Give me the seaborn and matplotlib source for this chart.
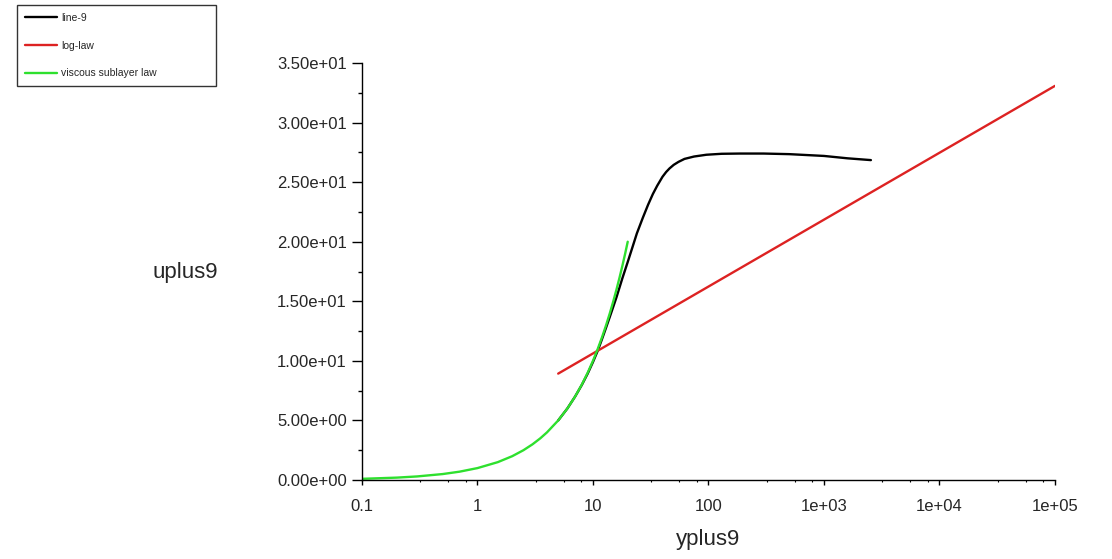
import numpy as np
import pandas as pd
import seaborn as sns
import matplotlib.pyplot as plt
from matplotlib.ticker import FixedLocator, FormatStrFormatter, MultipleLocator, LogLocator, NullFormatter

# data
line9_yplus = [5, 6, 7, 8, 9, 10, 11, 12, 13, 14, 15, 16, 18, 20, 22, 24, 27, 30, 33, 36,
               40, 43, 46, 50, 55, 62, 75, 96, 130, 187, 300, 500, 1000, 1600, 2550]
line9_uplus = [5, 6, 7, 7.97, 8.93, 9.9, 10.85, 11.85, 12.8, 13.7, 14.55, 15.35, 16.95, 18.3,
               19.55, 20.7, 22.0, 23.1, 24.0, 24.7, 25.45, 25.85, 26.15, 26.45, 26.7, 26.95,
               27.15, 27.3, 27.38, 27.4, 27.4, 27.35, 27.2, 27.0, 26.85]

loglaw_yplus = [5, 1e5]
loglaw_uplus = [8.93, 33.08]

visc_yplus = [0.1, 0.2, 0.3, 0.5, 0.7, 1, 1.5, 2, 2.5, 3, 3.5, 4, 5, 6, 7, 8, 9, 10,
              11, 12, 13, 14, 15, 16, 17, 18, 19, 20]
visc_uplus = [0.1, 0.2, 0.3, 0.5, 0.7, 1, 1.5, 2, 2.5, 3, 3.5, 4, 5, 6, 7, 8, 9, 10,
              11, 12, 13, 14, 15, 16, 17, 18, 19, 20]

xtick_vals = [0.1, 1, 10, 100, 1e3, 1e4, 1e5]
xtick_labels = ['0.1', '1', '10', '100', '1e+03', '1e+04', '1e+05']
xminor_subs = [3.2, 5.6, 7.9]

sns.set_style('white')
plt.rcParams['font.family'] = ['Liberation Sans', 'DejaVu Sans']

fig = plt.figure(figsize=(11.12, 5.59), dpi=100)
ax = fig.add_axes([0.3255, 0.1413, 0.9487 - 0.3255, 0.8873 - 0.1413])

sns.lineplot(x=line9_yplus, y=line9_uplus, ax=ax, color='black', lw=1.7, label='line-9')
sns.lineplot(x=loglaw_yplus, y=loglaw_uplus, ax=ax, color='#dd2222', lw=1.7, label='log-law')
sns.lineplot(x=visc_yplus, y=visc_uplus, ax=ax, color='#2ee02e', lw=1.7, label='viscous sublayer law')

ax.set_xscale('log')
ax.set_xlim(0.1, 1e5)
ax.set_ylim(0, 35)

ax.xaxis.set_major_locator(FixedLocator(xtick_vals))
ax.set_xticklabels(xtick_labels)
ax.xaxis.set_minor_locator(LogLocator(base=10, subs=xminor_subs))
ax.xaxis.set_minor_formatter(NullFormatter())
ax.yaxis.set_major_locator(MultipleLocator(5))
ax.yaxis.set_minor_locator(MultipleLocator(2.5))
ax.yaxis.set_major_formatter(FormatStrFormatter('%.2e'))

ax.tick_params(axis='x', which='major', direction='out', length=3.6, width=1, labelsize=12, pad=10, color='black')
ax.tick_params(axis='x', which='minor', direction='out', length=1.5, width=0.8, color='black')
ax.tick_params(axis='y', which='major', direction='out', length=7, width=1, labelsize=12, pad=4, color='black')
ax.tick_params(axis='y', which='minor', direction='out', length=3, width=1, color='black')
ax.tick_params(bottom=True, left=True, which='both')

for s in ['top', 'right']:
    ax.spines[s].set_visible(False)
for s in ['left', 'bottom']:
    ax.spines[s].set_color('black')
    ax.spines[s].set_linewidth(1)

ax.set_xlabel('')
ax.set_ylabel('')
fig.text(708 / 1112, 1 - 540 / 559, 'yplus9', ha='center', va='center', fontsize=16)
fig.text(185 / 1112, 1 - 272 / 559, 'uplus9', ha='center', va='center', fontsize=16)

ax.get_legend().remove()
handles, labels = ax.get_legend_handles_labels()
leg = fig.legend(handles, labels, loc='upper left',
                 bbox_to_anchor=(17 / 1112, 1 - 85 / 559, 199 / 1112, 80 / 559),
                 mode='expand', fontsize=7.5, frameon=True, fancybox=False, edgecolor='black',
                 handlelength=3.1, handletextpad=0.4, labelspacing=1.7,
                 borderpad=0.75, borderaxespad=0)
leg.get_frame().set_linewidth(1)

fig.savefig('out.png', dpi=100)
————————
### Directions
Copy the listing in full and without alteration, omitting every picture.

### The response
Give me the seaborn and matplotlib source for this chart.
import numpy as np
import pandas as pd
import seaborn as sns
import matplotlib.pyplot as plt
from matplotlib.ticker import FixedLocator, FormatStrFormatter, MultipleLocator, LogLocator, NullFormatter

# data
line9_yplus = [5, 6, 7, 8, 9, 10, 11, 12, 13, 14, 15, 16, 18, 20, 22, 24, 27, 30, 33, 36,
               40, 43, 46, 50, 55, 62, 75, 96, 130, 187, 300, 500, 1000, 1600, 2550]
line9_uplus = [5, 6, 7, 7.97, 8.93, 9.9, 10.85, 11.85, 12.8, 13.7, 14.55, 15.35, 16.95, 18.3,
               19.55, 20.7, 22.0, 23.1, 24.0, 24.7, 25.45, 25.85, 26.15, 26.45, 26.7, 26.95,
               27.15, 27.3, 27.38, 27.4, 27.4, 27.35, 27.2, 27.0, 26.85]

loglaw_yplus = [5, 1e5]
loglaw_uplus = [8.93, 33.08]

visc_yplus = [0.1, 0.2, 0.3, 0.5, 0.7, 1, 1.5, 2, 2.5, 3, 3.5, 4, 5, 6, 7, 8, 9, 10,
              11, 12, 13, 14, 15, 16, 17, 18, 19, 20]
visc_uplus = [0.1, 0.2, 0.3, 0.5, 0.7, 1, 1.5, 2, 2.5, 3, 3.5, 4, 5, 6, 7, 8, 9, 10,
              11, 12, 13, 14, 15, 16, 17, 18, 19, 20]

xtick_vals = [0.1, 1, 10, 100, 1e3, 1e4, 1e5]
xtick_labels = ['0.1', '1', '10', '100', '1e+03', '1e+04', '1e+05']
xminor_subs = [3.2, 5.6, 7.9]

sns.set_style('white')
plt.rcParams['font.family'] = ['Liberation Sans', 'DejaVu Sans']

fig = plt.figure(figsize=(11.12, 5.59), dpi=100)
ax = fig.add_axes([0.3255, 0.1413, 0.9487 - 0.3255, 0.8873 - 0.1413])

sns.lineplot(x=line9_yplus, y=line9_uplus, ax=ax, color='black', lw=1.7, label='line-9')
sns.lineplot(x=loglaw_yplus, y=loglaw_uplus, ax=ax, color='#dd2222', lw=1.7, label='log-law')
sns.lineplot(x=visc_yplus, y=visc_uplus, ax=ax, color='#2ee02e', lw=1.7, label='viscous sublayer law')

ax.set_xscale('log')
ax.set_xlim(0.1, 1e5)
ax.set_ylim(0, 35)

ax.xaxis.set_major_locator(FixedLocator(xtick_vals))
ax.set_xticklabels(xtick_labels)
ax.xaxis.set_minor_locator(LogLocator(base=10, subs=xminor_subs))
ax.xaxis.set_minor_formatter(NullFormatter())
ax.yaxis.set_major_locator(MultipleLocator(5))
ax.yaxis.set_minor_locator(MultipleLocator(2.5))
ax.yaxis.set_major_formatter(FormatStrFormatter('%.2e'))

ax.tick_params(axis='x', which='major', direction='out', length=3.6, width=1, labelsize=12, pad=10, color='black')
ax.tick_params(axis='x', which='minor', direction='out', length=1.5, width=0.8, color='black')
ax.tick_params(axis='y', which='major', direction='out', length=7, width=1, labelsize=12, pad=4, color='black')
ax.tick_params(axis='y', which='minor', direction='out', length=3, width=1, color='black')
ax.tick_params(bottom=True, left=True, which='both')

for s in ['top', 'right']:
    ax.spines[s].set_visible(False)
for s in ['left', 'bottom']:
    ax.spines[s].set_color('black')
    ax.spines[s].set_linewidth(1)

ax.set_xlabel('')
ax.set_ylabel('')
fig.text(708 / 1112, 1 - 540 / 559, 'yplus9', ha='center', va='center', fontsize=16)
fig.text(185 / 1112, 1 - 272 / 559, 'uplus9', ha='center', va='center', fontsize=16)

ax.get_legend().remove()
handles, labels = ax.get_legend_handles_labels()
leg = fig.legend(handles, labels, loc='upper left',
                 bbox_to_anchor=(17 / 1112, 1 - 85 / 559, 199 / 1112, 80 / 559),
                 mode='expand', fontsize=7.5, frameon=True, fancybox=False, edgecolor='black',
                 handlelength=3.1, handletextpad=0.4, labelspacing=1.7,
                 borderpad=0.75, borderaxespad=0)
leg.get_frame().set_linewidth(1)

fig.savefig('out.png', dpi=100)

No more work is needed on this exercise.